» REQUEST
Leave out the pictures; transcribe all else exactly.

» GIVEN DATA

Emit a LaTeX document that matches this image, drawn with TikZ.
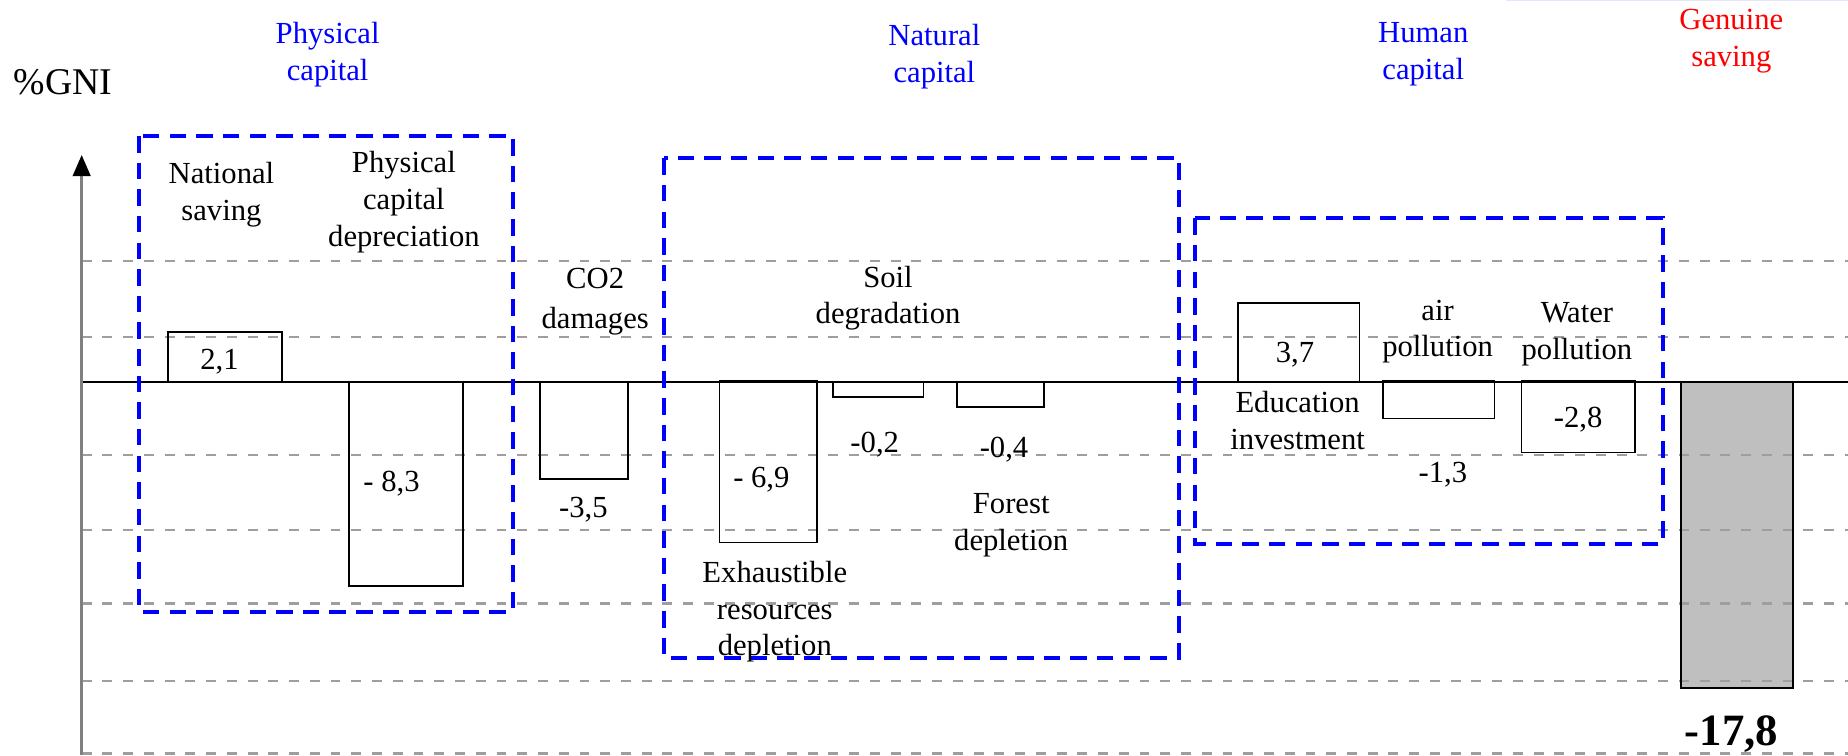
\documentclass[tikz,border=0pt]{standalone}
\usepackage{fontspec}
\setmainfont{Liberation Serif}
\usetikzlibrary{arrows.meta}
\tikzset{
  gridline/.style={draw=black!38, line width=1pt, dash pattern=on 4.2pt off 4.6pt},
  groupbox/.style={draw=blue, line width=1.7pt, dash pattern=on 7pt off 4.3pt},
  barbox/.style={draw=black, line width=0.75pt},
  lbl/.style={font=\fontsize{13}{15.5}\selectfont, align=center, inner sep=0pt},
  grp/.style={lbl, text=blue},
}
\begin{document}
\begin{tikzpicture}[x=0.5pt, y=-0.5pt]
\useasboundingbox (0,0) rectangle (1568,641);
% faint line at top right
\draw[draw=black!12!blue!10, line width=0.6pt] (1278,0.5) -- (1568,0.5);
% genuine saving fill
\fill[black!25] (1426.5,323.8) rectangle (1521,584);
% grid lines
\foreach \yy in {221.7,285.7,386,449.9,512,577.6,639.2}
  \draw[gridline] (69.3,\yy) -- (1568,\yy);
% zero line
\draw[black, line width=0.8pt] (69.3,323.8) -- (1568,323.8);
% axis
\draw[draw=black!50, line width=1.1pt, -{Triangle[length=9pt,width=7.5pt,color=black]}] (69.3,641) -- (69.3,131.5);
% bars
\draw[barbox] (142.3,323.8) rectangle (239,281.4);
\draw[barbox] (296,323.8) rectangle (393,497.2);
\draw[barbox] (458,323.8) rectangle (532.6,406.7);
\draw[barbox] (610.4,322.8) rectangle (693,460.4);
\draw[barbox] (707,323.8) rectangle (783.5,337.1);
\draw[barbox] (811.7,323.8) rectangle (886.1,345.3);
\draw[barbox] (1050.4,323.8) rectangle (1153.5,256.8);
\draw[barbox] (1173.5,322.8) rectangle (1268.1,355);
\draw[barbox] (1291,322.8) rectangle (1387.2,384);
\draw[barbox] (1426.5,323.8) rectangle (1521,584);
% group boxes
\draw[groupbox] (118.1,115.4) rectangle (435,519);
\draw[groupbox] (563.4,134.3) rectangle (1000,558);
\draw[groupbox] (1014,185.2) rectangle (1410.6,461.5);
% axis label
\node[lbl, font=\fontsize{16}{19}\selectfont] (gni) at (53.6,70) {\%GNI};
% group titles
\node[grp] (tphys) at (278,46.5) {Physical\\capital};
\node[grp] (tnat) at (792.8,48) {Natural\\capital};
\node[grp] (thum) at (1207.6,46) {Human\\capital};
\node[lbl, text=red] (tgen) at (1469,35) {Genuine\\saving};
% item labels
\node[lbl] (lnat) at (187.9,165) {National\\saving};
\node[lbl] (ldep) at (342.7,171.5) {Physical\\capital\\depreciation};
\node[lbl, font=\fontsize{13}{17}\selectfont] (lco2) at (505,256) {CO2\\damages};
\node[lbl] (lsoil) at (753.5,253) {Soil\\degradation};
\node[lbl] (lexh) at (657.4,519) {Exhaustible\\resources\\depletion};
\node[lbl] (lfor) at (858,445.8) {Forest\\depletion};
\node[lbl, font=\fontsize{13}{16}\selectfont] (ledu) at (1101,356.8) {Education\\investment};
\node[lbl] (lair) at (1219.8,281.5) {air\\pollution};
\node[lbl] (lwat) at (1338,283.5) {Water\\pollution};
% values
\node[lbl] (vnat) at (186.2,306.9) {2,1};
\node[lbl] (vdep) at (332.2,410) {- 8,3};
\node[lbl] (vco2) at (495,432.7) {-3,5};
\node[lbl] (vexh) at (646,407.3) {- 6,9};
\node[lbl] (vsoil) at (742.2,377.6) {-0,2};
\node[lbl] (vfor) at (851.9,381.8) {-0,4};
\node[lbl] (vedu) at (1098.8,301.2) {3,7};
\node[lbl] (vair) at (1224.3,403) {-1,3};
\node[lbl] (vwat) at (1339,356.4) {-2,8};
\node[lbl, font=\fontsize{19}{22}\selectfont\bfseries] (vgen) at (1469,622.5) {-17,8};
\end{tikzpicture}
\end{document}
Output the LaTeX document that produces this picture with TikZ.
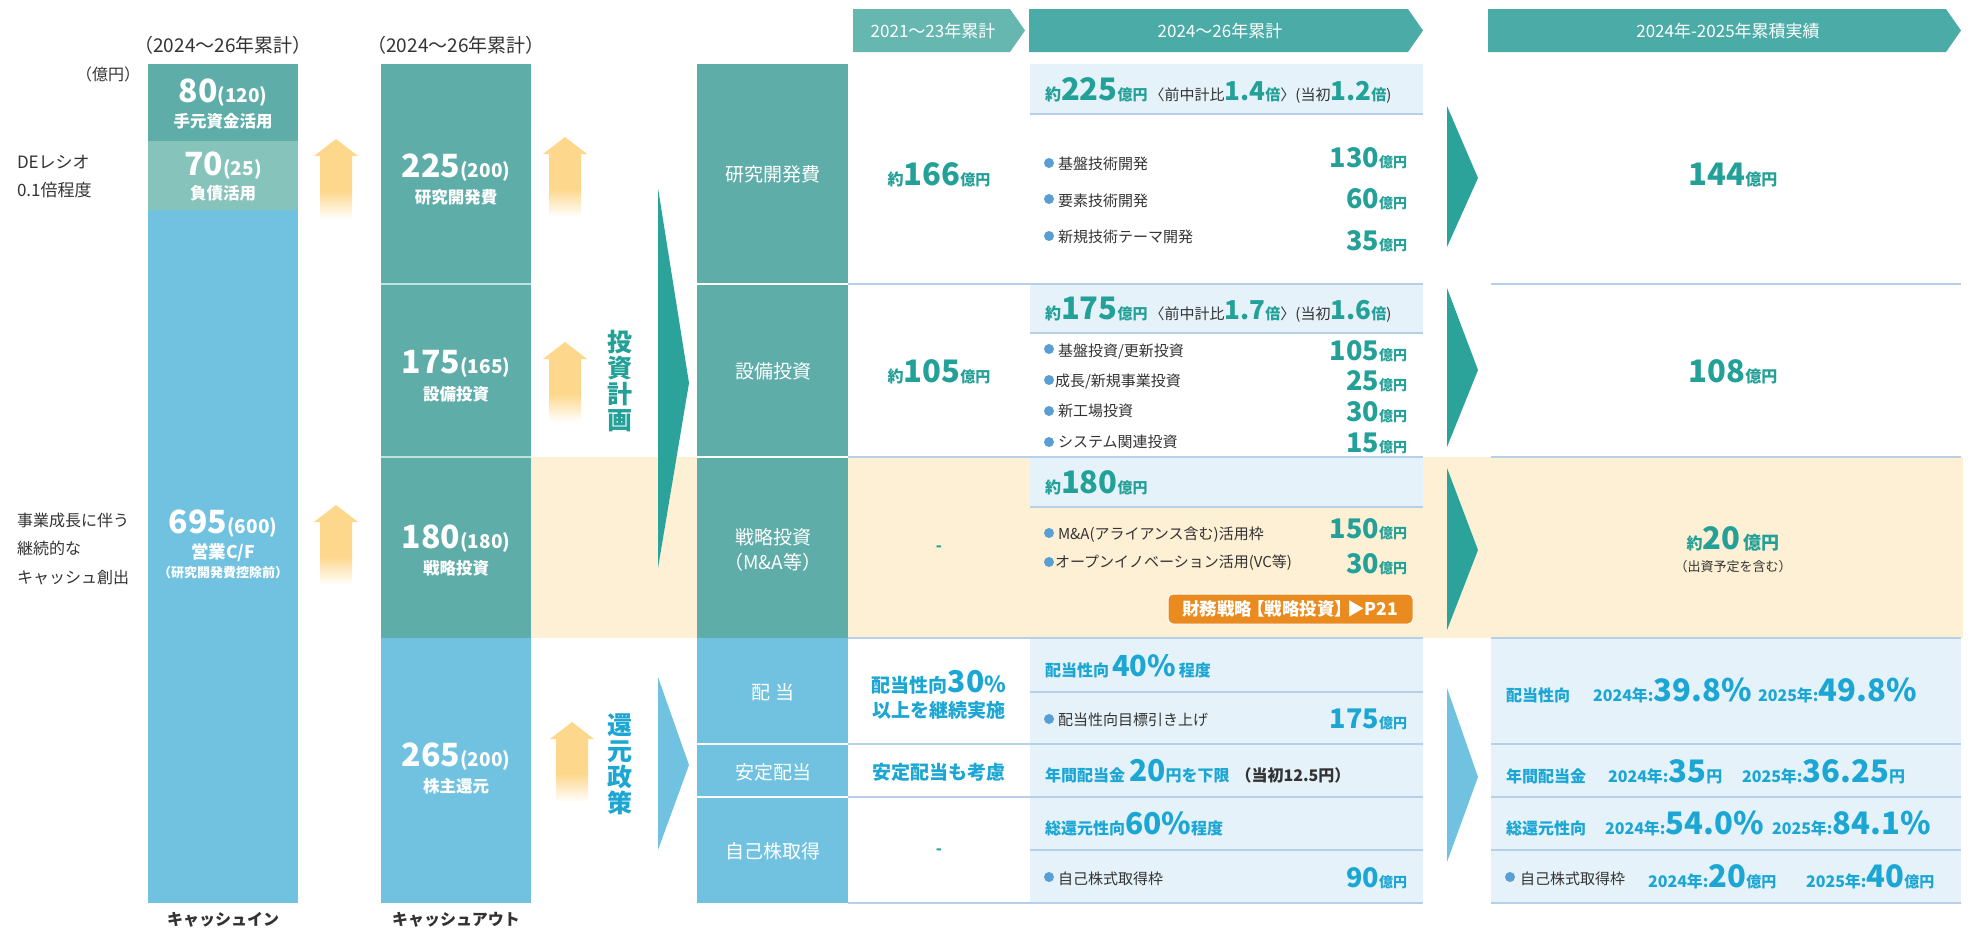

» COMPLETED TASK
Emit a LaTeX document that matches this image, drawn with TikZ.
\documentclass[tikz,border=0pt]{standalone}
\usepackage{fontspec}
\setmainfont{Liberation Serif}
\usetikzlibrary{arrows.meta}
\tikzset{
  gridline/.style={draw=black!38, line width=1pt, dash pattern=on 4.2pt off 4.6pt},
  groupbox/.style={draw=blue, line width=1.7pt, dash pattern=on 7pt off 4.3pt},
  barbox/.style={draw=black, line width=0.75pt},
  lbl/.style={font=\fontsize{13}{15.5}\selectfont, align=center, inner sep=0pt},
  grp/.style={lbl, text=blue},
}
\begin{document}
\begin{tikzpicture}[x=0.5pt, y=-0.5pt]
\useasboundingbox (0,0) rectangle (1568,641);
% faint line at top right
\draw[draw=black!12!blue!10, line width=0.6pt] (1278,0.5) -- (1568,0.5);
% genuine saving fill
\fill[black!25] (1426.5,323.8) rectangle (1521,584);
% grid lines
\foreach \yy in {221.7,285.7,386,449.9,512,577.6,639.2}
  \draw[gridline] (69.3,\yy) -- (1568,\yy);
% zero line
\draw[black, line width=0.8pt] (69.3,323.8) -- (1568,323.8);
% axis
\draw[draw=black!50, line width=1.1pt, -{Triangle[length=9pt,width=7.5pt,color=black]}] (69.3,641) -- (69.3,131.5);
% bars
\draw[barbox] (142.3,323.8) rectangle (239,281.4);
\draw[barbox] (296,323.8) rectangle (393,497.2);
\draw[barbox] (458,323.8) rectangle (532.6,406.7);
\draw[barbox] (610.4,322.8) rectangle (693,460.4);
\draw[barbox] (707,323.8) rectangle (783.5,337.1);
\draw[barbox] (811.7,323.8) rectangle (886.1,345.3);
\draw[barbox] (1050.4,323.8) rectangle (1153.5,256.8);
\draw[barbox] (1173.5,322.8) rectangle (1268.1,355);
\draw[barbox] (1291,322.8) rectangle (1387.2,384);
\draw[barbox] (1426.5,323.8) rectangle (1521,584);
% group boxes
\draw[groupbox] (118.1,115.4) rectangle (435,519);
\draw[groupbox] (563.4,134.3) rectangle (1000,558);
\draw[groupbox] (1014,185.2) rectangle (1410.6,461.5);
% axis label
\node[lbl, font=\fontsize{16}{19}\selectfont] (gni) at (53.6,70) {\%GNI};
% group titles
\node[grp] (tphys) at (278,46.5) {Physical\\capital};
\node[grp] (tnat) at (792.8,48) {Natural\\capital};
\node[grp] (thum) at (1207.6,46) {Human\\capital};
\node[lbl, text=red] (tgen) at (1469,35) {Genuine\\saving};
% item labels
\node[lbl] (lnat) at (187.9,165) {National\\saving};
\node[lbl] (ldep) at (342.7,171.5) {Physical\\capital\\depreciation};
\node[lbl, font=\fontsize{13}{17}\selectfont] (lco2) at (505,256) {CO2\\damages};
\node[lbl] (lsoil) at (753.5,253) {Soil\\degradation};
\node[lbl] (lexh) at (657.4,519) {Exhaustible\\resources\\depletion};
\node[lbl] (lfor) at (858,445.8) {Forest\\depletion};
\node[lbl, font=\fontsize{13}{16}\selectfont] (ledu) at (1101,356.8) {Education\\investment};
\node[lbl] (lair) at (1219.8,281.5) {air\\pollution};
\node[lbl] (lwat) at (1338,283.5) {Water\\pollution};
% values
\node[lbl] (vnat) at (186.2,306.9) {2,1};
\node[lbl] (vdep) at (332.2,410) {- 8,3};
\node[lbl] (vco2) at (495,432.7) {-3,5};
\node[lbl] (vexh) at (646,407.3) {- 6,9};
\node[lbl] (vsoil) at (742.2,377.6) {-0,2};
\node[lbl] (vfor) at (851.9,381.8) {-0,4};
\node[lbl] (vedu) at (1098.8,301.2) {3,7};
\node[lbl] (vair) at (1224.3,403) {-1,3};
\node[lbl] (vwat) at (1339,356.4) {-2,8};
\node[lbl, font=\fontsize{19}{22}\selectfont\bfseries] (vgen) at (1469,622.5) {-17,8};
\end{tikzpicture}
\end{document}
Output the LaTeX document that produces this picture with TikZ.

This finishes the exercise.